**PROBLEM STATEMENT:**
From the listing below, extract every line containing "that".

Charts and diagrams as code

—————

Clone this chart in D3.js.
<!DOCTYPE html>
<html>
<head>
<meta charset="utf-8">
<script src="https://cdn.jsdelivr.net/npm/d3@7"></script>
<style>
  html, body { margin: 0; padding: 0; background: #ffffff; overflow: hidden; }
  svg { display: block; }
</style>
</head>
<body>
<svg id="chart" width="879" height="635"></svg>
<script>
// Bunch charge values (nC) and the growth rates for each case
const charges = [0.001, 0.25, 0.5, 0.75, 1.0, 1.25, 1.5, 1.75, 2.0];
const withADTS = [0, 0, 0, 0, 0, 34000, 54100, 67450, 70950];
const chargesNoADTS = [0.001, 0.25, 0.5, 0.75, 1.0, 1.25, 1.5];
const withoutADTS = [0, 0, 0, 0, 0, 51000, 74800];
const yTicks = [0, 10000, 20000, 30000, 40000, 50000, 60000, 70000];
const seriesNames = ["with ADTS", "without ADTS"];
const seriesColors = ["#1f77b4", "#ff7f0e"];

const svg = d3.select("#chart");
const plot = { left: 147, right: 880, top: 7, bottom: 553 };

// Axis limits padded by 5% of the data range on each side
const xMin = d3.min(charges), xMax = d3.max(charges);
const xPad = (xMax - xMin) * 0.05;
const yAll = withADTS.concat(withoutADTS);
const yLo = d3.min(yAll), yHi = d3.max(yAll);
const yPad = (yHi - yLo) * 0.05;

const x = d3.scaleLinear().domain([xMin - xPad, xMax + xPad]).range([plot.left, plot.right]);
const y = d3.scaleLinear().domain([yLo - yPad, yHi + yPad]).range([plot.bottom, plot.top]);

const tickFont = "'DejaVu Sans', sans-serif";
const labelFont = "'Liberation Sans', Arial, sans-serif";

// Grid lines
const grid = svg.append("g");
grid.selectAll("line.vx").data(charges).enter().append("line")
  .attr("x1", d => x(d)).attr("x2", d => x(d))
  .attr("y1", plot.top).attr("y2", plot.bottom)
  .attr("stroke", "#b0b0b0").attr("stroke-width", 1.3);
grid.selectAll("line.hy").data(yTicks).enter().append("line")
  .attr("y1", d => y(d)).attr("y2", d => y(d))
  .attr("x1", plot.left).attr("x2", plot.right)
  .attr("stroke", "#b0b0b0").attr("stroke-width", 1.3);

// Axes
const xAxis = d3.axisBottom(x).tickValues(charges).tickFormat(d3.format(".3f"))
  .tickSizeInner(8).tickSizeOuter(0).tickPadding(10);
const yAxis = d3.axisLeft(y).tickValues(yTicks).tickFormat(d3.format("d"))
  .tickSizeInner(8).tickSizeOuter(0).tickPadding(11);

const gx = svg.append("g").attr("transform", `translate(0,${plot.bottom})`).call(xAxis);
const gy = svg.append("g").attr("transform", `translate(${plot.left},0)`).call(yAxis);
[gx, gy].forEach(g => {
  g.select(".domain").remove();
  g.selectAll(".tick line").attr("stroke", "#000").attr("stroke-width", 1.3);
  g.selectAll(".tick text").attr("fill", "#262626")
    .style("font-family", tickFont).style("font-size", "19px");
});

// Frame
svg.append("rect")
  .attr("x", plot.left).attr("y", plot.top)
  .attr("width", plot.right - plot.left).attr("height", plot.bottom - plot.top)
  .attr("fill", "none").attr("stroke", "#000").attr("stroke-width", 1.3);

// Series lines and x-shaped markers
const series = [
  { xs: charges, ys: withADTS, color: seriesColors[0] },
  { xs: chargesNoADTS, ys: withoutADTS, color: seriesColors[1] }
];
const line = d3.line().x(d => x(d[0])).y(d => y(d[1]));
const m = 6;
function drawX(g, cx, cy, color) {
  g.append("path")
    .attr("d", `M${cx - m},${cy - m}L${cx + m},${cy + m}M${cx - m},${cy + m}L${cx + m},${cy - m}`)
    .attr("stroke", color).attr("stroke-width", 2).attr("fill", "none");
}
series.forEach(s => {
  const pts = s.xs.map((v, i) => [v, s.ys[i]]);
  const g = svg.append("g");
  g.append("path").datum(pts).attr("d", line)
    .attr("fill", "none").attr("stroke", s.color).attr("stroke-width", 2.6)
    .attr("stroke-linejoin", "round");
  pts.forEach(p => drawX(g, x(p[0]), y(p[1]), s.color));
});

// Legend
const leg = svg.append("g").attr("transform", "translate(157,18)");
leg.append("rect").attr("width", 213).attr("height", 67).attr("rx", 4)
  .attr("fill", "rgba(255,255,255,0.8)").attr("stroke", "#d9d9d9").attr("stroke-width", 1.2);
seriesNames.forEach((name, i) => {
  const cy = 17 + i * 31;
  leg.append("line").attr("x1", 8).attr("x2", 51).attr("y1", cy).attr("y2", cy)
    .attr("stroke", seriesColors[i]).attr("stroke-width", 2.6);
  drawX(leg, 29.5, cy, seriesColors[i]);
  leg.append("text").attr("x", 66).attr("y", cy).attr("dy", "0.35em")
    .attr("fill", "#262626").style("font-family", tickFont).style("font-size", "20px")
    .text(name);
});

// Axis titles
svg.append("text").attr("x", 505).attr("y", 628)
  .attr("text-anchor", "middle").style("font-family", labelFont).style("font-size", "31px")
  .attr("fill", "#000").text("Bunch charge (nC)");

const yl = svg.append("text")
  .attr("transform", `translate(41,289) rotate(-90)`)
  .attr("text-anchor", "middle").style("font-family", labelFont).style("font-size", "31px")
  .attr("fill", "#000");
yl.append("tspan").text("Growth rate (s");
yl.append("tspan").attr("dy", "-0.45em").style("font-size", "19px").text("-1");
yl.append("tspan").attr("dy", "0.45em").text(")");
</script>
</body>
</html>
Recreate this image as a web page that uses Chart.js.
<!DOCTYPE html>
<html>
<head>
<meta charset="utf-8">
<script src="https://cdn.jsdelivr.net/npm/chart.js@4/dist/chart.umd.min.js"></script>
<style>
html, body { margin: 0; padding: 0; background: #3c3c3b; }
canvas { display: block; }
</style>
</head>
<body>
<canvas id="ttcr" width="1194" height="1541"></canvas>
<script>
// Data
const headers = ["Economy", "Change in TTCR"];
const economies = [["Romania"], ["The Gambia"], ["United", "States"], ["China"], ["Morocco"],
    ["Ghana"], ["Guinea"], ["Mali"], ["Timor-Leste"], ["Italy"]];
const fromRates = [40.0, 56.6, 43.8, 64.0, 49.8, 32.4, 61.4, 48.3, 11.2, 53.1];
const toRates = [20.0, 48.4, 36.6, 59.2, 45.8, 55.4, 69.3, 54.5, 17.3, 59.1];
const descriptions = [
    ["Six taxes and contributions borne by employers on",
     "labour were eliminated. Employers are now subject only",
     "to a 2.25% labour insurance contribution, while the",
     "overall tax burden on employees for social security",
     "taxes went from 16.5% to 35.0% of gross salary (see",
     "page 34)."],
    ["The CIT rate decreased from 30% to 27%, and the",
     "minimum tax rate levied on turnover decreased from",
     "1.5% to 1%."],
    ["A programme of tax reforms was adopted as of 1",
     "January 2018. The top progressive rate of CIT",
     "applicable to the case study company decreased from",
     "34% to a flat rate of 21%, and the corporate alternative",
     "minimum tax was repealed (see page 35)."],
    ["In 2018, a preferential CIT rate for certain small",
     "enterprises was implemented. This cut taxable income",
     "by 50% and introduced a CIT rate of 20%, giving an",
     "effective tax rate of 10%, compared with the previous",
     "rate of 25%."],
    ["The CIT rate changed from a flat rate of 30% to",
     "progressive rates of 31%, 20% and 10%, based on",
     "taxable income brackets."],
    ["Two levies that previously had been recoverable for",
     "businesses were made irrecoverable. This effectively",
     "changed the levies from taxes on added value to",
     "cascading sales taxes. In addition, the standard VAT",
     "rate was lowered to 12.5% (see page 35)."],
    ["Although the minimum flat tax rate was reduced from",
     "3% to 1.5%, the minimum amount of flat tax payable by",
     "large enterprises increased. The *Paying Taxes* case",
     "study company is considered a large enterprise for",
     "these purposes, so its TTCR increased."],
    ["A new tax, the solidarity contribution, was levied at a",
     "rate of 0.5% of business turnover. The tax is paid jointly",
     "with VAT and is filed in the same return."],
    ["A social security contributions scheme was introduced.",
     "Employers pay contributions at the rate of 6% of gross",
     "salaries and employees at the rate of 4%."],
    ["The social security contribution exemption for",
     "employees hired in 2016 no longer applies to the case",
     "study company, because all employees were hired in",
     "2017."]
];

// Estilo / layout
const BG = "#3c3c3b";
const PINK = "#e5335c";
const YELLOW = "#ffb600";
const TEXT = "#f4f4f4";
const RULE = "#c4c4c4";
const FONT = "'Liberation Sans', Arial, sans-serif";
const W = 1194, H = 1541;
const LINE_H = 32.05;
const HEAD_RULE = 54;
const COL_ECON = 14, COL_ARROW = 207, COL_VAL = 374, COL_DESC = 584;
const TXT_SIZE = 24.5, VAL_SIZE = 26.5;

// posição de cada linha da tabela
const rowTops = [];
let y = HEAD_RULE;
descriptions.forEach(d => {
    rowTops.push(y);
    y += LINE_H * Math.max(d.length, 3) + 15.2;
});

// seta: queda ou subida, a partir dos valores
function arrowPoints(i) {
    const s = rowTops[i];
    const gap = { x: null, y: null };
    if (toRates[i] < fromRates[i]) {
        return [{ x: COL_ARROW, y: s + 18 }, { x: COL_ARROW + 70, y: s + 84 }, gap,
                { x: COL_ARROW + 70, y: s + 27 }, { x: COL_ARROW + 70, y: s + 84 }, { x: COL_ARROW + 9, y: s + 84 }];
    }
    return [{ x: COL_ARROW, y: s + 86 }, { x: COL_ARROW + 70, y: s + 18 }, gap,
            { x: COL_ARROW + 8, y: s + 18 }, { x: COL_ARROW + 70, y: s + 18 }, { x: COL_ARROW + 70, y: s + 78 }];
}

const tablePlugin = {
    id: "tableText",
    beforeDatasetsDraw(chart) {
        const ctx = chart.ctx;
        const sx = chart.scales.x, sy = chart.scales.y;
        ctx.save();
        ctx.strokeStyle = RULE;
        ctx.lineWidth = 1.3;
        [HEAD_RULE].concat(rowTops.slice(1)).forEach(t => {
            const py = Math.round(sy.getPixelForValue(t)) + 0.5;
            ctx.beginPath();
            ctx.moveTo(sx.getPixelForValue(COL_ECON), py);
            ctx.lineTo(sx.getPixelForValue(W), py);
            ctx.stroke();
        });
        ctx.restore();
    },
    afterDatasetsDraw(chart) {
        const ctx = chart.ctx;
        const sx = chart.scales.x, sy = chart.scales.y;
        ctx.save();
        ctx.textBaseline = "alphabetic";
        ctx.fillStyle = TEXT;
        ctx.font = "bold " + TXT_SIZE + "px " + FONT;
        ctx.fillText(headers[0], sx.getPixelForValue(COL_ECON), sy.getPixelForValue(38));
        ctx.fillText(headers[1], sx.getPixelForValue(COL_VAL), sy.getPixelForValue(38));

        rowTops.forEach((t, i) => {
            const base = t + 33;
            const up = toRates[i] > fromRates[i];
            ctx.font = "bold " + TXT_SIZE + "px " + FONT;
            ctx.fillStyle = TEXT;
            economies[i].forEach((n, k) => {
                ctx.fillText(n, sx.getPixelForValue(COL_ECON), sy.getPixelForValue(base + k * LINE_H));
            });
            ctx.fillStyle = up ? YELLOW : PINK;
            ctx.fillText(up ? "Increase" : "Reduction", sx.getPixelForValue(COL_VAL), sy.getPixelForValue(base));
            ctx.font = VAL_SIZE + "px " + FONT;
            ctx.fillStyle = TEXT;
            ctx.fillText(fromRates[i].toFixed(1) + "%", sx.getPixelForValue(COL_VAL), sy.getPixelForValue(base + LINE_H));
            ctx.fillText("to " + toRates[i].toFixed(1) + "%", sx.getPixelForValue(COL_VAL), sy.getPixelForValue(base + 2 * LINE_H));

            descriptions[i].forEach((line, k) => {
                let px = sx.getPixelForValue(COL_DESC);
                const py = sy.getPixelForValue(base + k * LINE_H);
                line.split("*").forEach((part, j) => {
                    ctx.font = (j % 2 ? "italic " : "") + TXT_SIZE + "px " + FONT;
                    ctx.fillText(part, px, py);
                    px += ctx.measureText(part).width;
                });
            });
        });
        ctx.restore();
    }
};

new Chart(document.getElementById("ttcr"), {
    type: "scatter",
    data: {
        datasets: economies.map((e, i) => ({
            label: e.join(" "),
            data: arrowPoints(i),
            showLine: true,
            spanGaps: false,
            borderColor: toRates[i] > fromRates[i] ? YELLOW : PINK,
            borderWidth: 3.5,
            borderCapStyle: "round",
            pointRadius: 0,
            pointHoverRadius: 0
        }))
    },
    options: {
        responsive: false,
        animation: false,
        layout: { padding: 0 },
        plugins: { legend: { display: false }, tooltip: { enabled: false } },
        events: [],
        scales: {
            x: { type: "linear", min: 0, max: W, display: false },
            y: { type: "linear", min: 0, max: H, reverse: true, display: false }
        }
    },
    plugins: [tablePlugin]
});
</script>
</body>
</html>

—————

**WRITTEN RESPONSE:**
Recreate this image as a web page that uses Chart.js.
    ["Two levies that previously had been recoverable for",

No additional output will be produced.